§ What is being asked: Repeat only the lines below that run from the line with "Convert this chart to matplotlib code." to the line with "from matplotlib.lines import Line2D", ends included; skip every picture.

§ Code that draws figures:

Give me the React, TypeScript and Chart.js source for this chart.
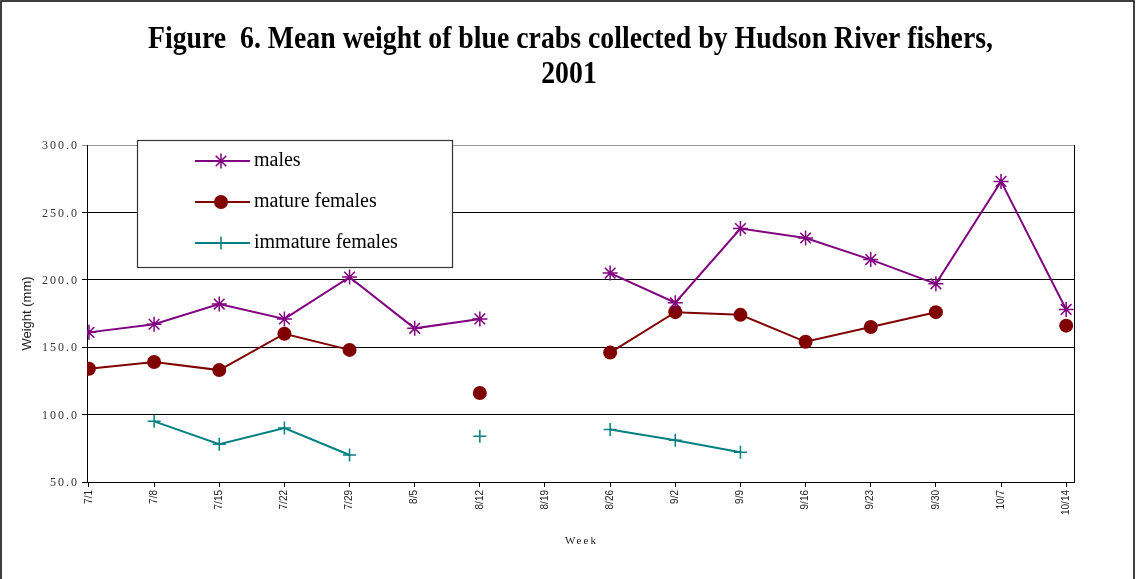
import React, { useEffect, useRef } from "react";
import { Chart, registerables } from "chart.js";

Chart.register(...registerables);

// Sampling weeks (2001)
const weeks = ["7/1", "7/8", "7/15", "7/22", "7/29", "8/5", "8/12", "8/19", "8/26", "9/2", "9/9", "9/16", "9/23", "9/30", "10/7", "10/14"];

// Mean weight per week; null = no crabs of that group that week
const males = [161, 167, 182, 171, 202, 164, 171, null, 205, 183, 238, 231, 215, 197, 273, 178];
const matureFemales = [134, 139, 133, 160, 148, null, 116, null, 146, 176, 174, 154, 165, 176, null, 166];
const immatureFemales = [null, 95, 78, 90, 70, null, 84, null, 89, 81, 72, null, null, null, null, null];

const yTicks = [50, 100, 150, 200, 250, 300];

const PURPLE = "#800080";
const MAROON = "#800000";
const TEAL = "#008080";

const toPoints = (vals: (number | null)[]) => vals.map((v, i) => ({ x: i, y: v }));

const W = 1138;
const H = 579;

function drawMarker(ctx: CanvasRenderingContext2D, style: string, x: number, y: number, color: string) {
  ctx.save();
  ctx.strokeStyle = color;
  ctx.fillStyle = color;
  ctx.lineWidth = 1.5;
  if (style === "star") {
    const r = 7.5;
    ctx.beginPath();
    ctx.moveTo(x, y - r);
    ctx.lineTo(x, y + r);
    ctx.moveTo(x - r, y);
    ctx.lineTo(x + r, y);
    const d = r * Math.SQRT1_2;
    ctx.moveTo(x - d, y - d);
    ctx.lineTo(x + d, y + d);
    ctx.moveTo(x - d, y + d);
    ctx.lineTo(x + d, y - d);
    ctx.stroke();
  } else if (style === "circle") {
    ctx.beginPath();
    ctx.arc(x, y, 7, 0, Math.PI * 2);
    ctx.fill();
  } else {
    const r = 6.5;
    ctx.beginPath();
    ctx.moveTo(x, y - r);
    ctx.lineTo(x, y + r);
    ctx.moveTo(x - r, y);
    ctx.lineTo(x + r, y);
    ctx.stroke();
  }
  ctx.restore();
}

const legendItems = [
  { label: "males", color: PURPLE, style: "star" },
  { label: "mature females", color: MAROON, style: "circle" },
  { label: "immature females", color: TEAL, style: "cross" },
];

const decorations = {
  id: "decorations",
  afterDraw(chart: any) {
    const ctx: CanvasRenderingContext2D = chart.ctx;
    const area = chart.chartArea;
    const yScale = chart.scales.y;

    ctx.save();

    // right edge of the plot frame
    ctx.strokeStyle = "#000";
    ctx.lineWidth = 1;
    ctx.beginPath();
    ctx.moveTo(Math.round(area.right) + 0.5, area.top);
    ctx.lineTo(Math.round(area.right) + 0.5, area.bottom);
    ctx.stroke();

    // y tick labels, spaced serif
    ctx.fillStyle = "#333";
    ctx.font = "12px 'Liberation Serif', serif";
    (ctx as any).letterSpacing = "2px";
    ctx.textAlign = "right";
    ctx.textBaseline = "middle";
    for (const v of yTicks) {
      ctx.fillText(v.toFixed(1), 79, yScale.getPixelForValue(v) + 1);
    }

    // x axis title
    ctx.font = "11px 'Liberation Serif', serif";
    (ctx as any).letterSpacing = "2px";
    ctx.textAlign = "center";
    ctx.fillStyle = "#222";
    ctx.fillText("Week", (area.left + area.right) / 2 + 1, 541);
    (ctx as any).letterSpacing = "0px";

    // y axis title
    ctx.save();
    ctx.translate(27, (area.top + area.bottom) / 2);
    ctx.rotate(-Math.PI / 2);
    ctx.font = "13px 'Liberation Sans', Arial, sans-serif";
    ctx.fillStyle = "#222";
    ctx.textAlign = "center";
    ctx.textBaseline = "middle";
    ctx.fillText("Weight (mm)", 0, 0);
    ctx.restore();

    // chart title, narrow bold serif
    ctx.fillStyle = "#000";
    ctx.font = "bold 31px 'Liberation Serif', serif";
    ctx.textAlign = "center";
    ctx.textBaseline = "alphabetic";
    const line1 = "Figure  6. Mean weight of blue crabs collected by Hudson River fishers,";
    const sx = 845 / ctx.measureText(line1).width;
    ctx.save();
    ctx.translate(570.5, 48);
    ctx.scale(sx, 1);
    ctx.fillText(line1, 0, 0);
    ctx.restore();
    ctx.save();
    ctx.translate(569, 83);
    ctx.scale(sx, 1);
    ctx.fillText("2001", 0, 0);
    ctx.restore();

    // legend box
    const bx = 137.5, by = 140.5, bw = 315, bh = 127;
    ctx.fillStyle = "#fff";
    ctx.fillRect(bx, by, bw, bh);
    ctx.strokeStyle = "#333";
    ctx.lineWidth = 1.2;
    ctx.strokeRect(bx, by, bw, bh);
    ctx.font = "20px 'Liberation Serif', serif";
    ctx.textAlign = "left";
    ctx.textBaseline = "middle";
    legendItems.forEach((item, i) => {
      const y = 161 + i * 41;
      ctx.strokeStyle = item.color;
      ctx.lineWidth = 2;
      ctx.beginPath();
      ctx.moveTo(195, y);
      ctx.lineTo(250, y);
      ctx.stroke();
      drawMarker(ctx, item.style, 221, y, item.color);
      ctx.fillStyle = "#000";
      ctx.fillText(item.label, 254, y);
    });

    // outer frame
    ctx.strokeStyle = "#000";
    ctx.lineWidth = 1.5;
    ctx.beginPath();
    ctx.moveTo(1, H);
    ctx.lineTo(1, 1);
    ctx.lineTo(1134, 1);
    ctx.lineTo(1134, H);
    ctx.stroke();

    ctx.restore();
  },
};

export default function App() {
  const canvasRef = useRef<HTMLCanvasElement | null>(null);

  useEffect(() => {
    const canvas = canvasRef.current;
    if (!canvas) return;

    const chart = new Chart(canvas, {
      type: "line",
      data: {
        datasets: [
          {
            label: "males",
            data: toPoints(males),
            borderColor: PURPLE,
            backgroundColor: PURPLE,
            borderWidth: 2,
            pointStyle: "star",
            pointRadius: 7.5,
            pointBorderWidth: 1.5,
            spanGaps: false,
          },
          {
            label: "mature females",
            data: toPoints(matureFemales),
            borderColor: MAROON,
            backgroundColor: MAROON,
            borderWidth: 2,
            pointStyle: "circle",
            pointRadius: 7,
            pointBorderWidth: 0,
            spanGaps: false,
          },
          {
            label: "immature females",
            data: toPoints(immatureFemales),
            borderColor: TEAL,
            backgroundColor: TEAL,
            borderWidth: 2,
            pointStyle: "cross",
            pointRadius: 6.5,
            pointBorderWidth: 1.5,
            spanGaps: false,
          },
        ] as any,
      },
      options: {
        responsive: false,
        animation: false,
        devicePixelRatio: 1,
        layout: { padding: { top: 145, left: 0, right: W - 1074, bottom: 0 } },
        plugins: {
          legend: { display: false },
          title: { display: false },
          tooltip: { enabled: false },
        },
        scales: {
          x: {
            type: "linear",
            min: -0.03,
            max: 15.12,
            afterBuildTicks: (scale: any) => {
              scale.ticks = weeks.map((_, i) => ({ value: i }));
            },
            afterFit: (scale: any) => {
              scale.height = 97;
            },
            ticks: {
              autoSkip: false,
              minRotation: 90,
              maxRotation: 90,
              padding: 3,
              color: "#222",
              font: { family: "'Liberation Sans', Arial, sans-serif", size: 10 },
              callback: (v: any) => weeks[v as number] ?? "",
            },
            grid: {
              drawOnChartArea: false,
              drawTicks: true,
              tickLength: 5,
              color: "#000",
            },
            border: { display: true, color: "#000", width: 1 },
          },
          y: {
            min: 50,
            max: 300,
            afterBuildTicks: (scale: any) => {
              scale.ticks = yTicks.map((v) => ({ value: v }));
            },
            afterFit: (scale: any) => {
              scale.width = 87;
            },
            ticks: { display: false },
            grid: {
              drawTicks: true,
              tickLength: 5,
              color: (c: any) => (c.tick && c.tick.value === 300 ? "#999" : "#000"),
              lineWidth: 1,
            },
            border: { display: true, color: "#000", width: 1 },
          },
        },
      },
      plugins: [decorations],
    });

    return () => chart.destroy();
  }, []);

  return (
    <div style={{ position: "absolute", left: 0, top: 0, width: W, height: H, background: "#fff" }}>
      <canvas ref={canvasRef} width={W} height={H} style={{ width: W, height: H, display: "block" }} />
    </div>
  );
}
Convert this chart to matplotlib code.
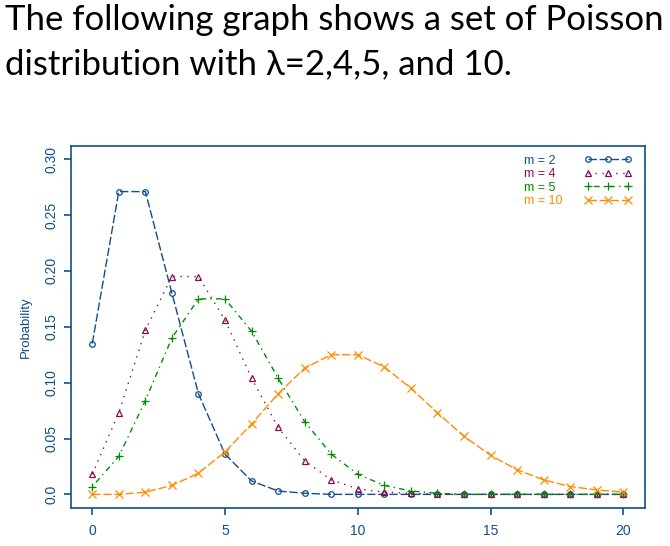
import matplotlib
matplotlib.use("Agg")
import matplotlib.pyplot as plt
from matplotlib.lines import Line2D

# counts 0..20 and probabilities
k = list(range(21))
p_m2 = [0.135, 0.271, 0.271, 0.180, 0.090, 0.036, 0.012, 0.003, 0.001, 0.000, 0.000,
        0.000, 0.000, 0.000, 0.000, 0.000, 0.000, 0.000, 0.000, 0.000, 0.000]
p_m4 = [0.018, 0.073, 0.147, 0.195, 0.195, 0.156, 0.104, 0.060, 0.030, 0.013, 0.005,
        0.002, 0.001, 0.000, 0.000, 0.000, 0.000, 0.000, 0.000, 0.000, 0.000]
p_m5 = [0.007, 0.034, 0.084, 0.140, 0.175, 0.175, 0.146, 0.104, 0.065, 0.036, 0.018,
        0.008, 0.003, 0.001, 0.000, 0.000, 0.000, 0.000, 0.000, 0.000, 0.000]
p_m10 = [0.000, 0.000, 0.002, 0.008, 0.019, 0.038, 0.063, 0.090, 0.113, 0.125, 0.125,
         0.114, 0.095, 0.073, 0.052, 0.035, 0.022, 0.013, 0.007, 0.004, 0.002]

labels = ["m = 2", "m = 4", "m = 5", "m = 10"]
yticks = [0.0, 0.05, 0.10, 0.15, 0.20, 0.25, 0.30]
ytick_labels = ["0.0", "0.05", "0.10", "0.15", "0.20", "0.25", "0.30"]
xticks = [0, 5, 10, 15, 20]

axis_col = "#104E8B"
colors = ["#104E8B", "#8B0A50", "#008B00", "#FF8C00"]
markers = ["o", "^", "+", "x"]
msizes = [4, 5, 5.5, 5.5]
styles = [(0, (6, 2)), (0, (1, 4)), (0, (1, 3, 4, 3)), (0, (6, 2))]
font = "Liberation Sans"

fig = plt.figure(figsize=(6.7, 5.46), dpi=100)
fig.text(0.007, 0.945, "The following graph shows a set of Poisson",
         ha="left", va="baseline", fontsize=25, family="Lato")
fig.text(0.007, 0.864, "distribution with \u03bb=2,4,5, and 10.",
         ha="left", va="baseline", fontsize=25, family="Lato")

ax = fig.add_axes([0.106, 0.070, 0.856, 0.663])
handles = []
for ys, c, mk, ms, ls, lab in zip([p_m2, p_m4, p_m5, p_m10], colors, markers, msizes, styles, labels):
    ln, = ax.plot(k, ys, color=c, marker=mk, linestyle=ls, linewidth=1.0,
                  markersize=ms, markerfacecolor="none", markeredgewidth=0.9, label=lab)
    handles.append(ln)

ax.set_xlim(-0.8, 20.8)
ax.set_ylim(-0.012, 0.312)
ax.set_xticks(xticks)
ax.set_yticks(yticks)
ax.set_yticklabels(ytick_labels, rotation=90, va="center")
ax.set_ylabel("Probability", color=axis_col, fontsize=9.5, family=font, labelpad=9)
ax.tick_params(colors=axis_col, labelcolor=axis_col, labelsize=10, length=5, width=1.2)
ax.tick_params(axis="x", pad=7)
ax.tick_params(axis="y", pad=4)
for t in ax.get_xticklabels() + ax.get_yticklabels():
    t.set_family(font)
for s in ax.spines.values():
    s.set_color(axis_col)
    s.set_linewidth(1.2)

# legend: labels on the left (left aligned), symbols on the right
blank = [Line2D([], [], linestyle="none") for _ in labels]
leg_text = ax.legend(blank, labels, loc="upper left", bbox_to_anchor=(0.775, 1.0),
                     frameon=False, handlelength=0, handletextpad=0,
                     labelcolor=colors, prop={"family": font, "size": 9},
                     labelspacing=0.12, borderaxespad=0.3)
ax.add_artist(leg_text)
ax.legend(handles, ["", "", "", ""], loc="upper left", bbox_to_anchor=(0.88, 1.0),
          frameon=False, numpoints=3, handlelength=3.8, handletextpad=0,
          prop={"family": font, "size": 9}, labelspacing=0.12, borderaxespad=0.3)

fig.savefig("out.png", dpi=100)
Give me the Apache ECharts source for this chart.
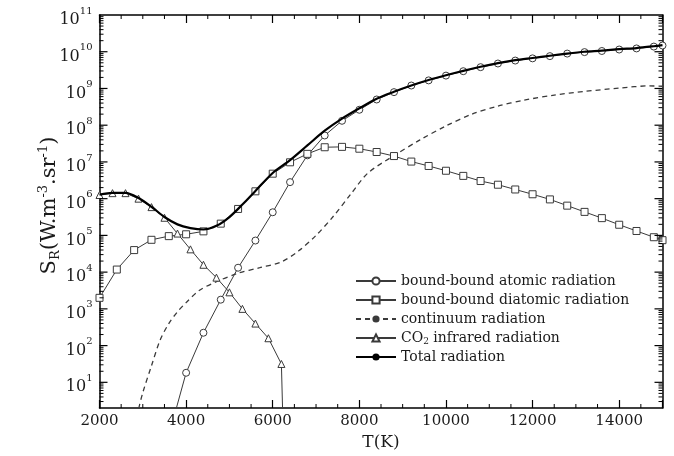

§ Result of this task:
Convert this chart to matplotlib code.
import matplotlib
matplotlib.use("Agg")
import matplotlib.pyplot as plt
from matplotlib.lines import Line2D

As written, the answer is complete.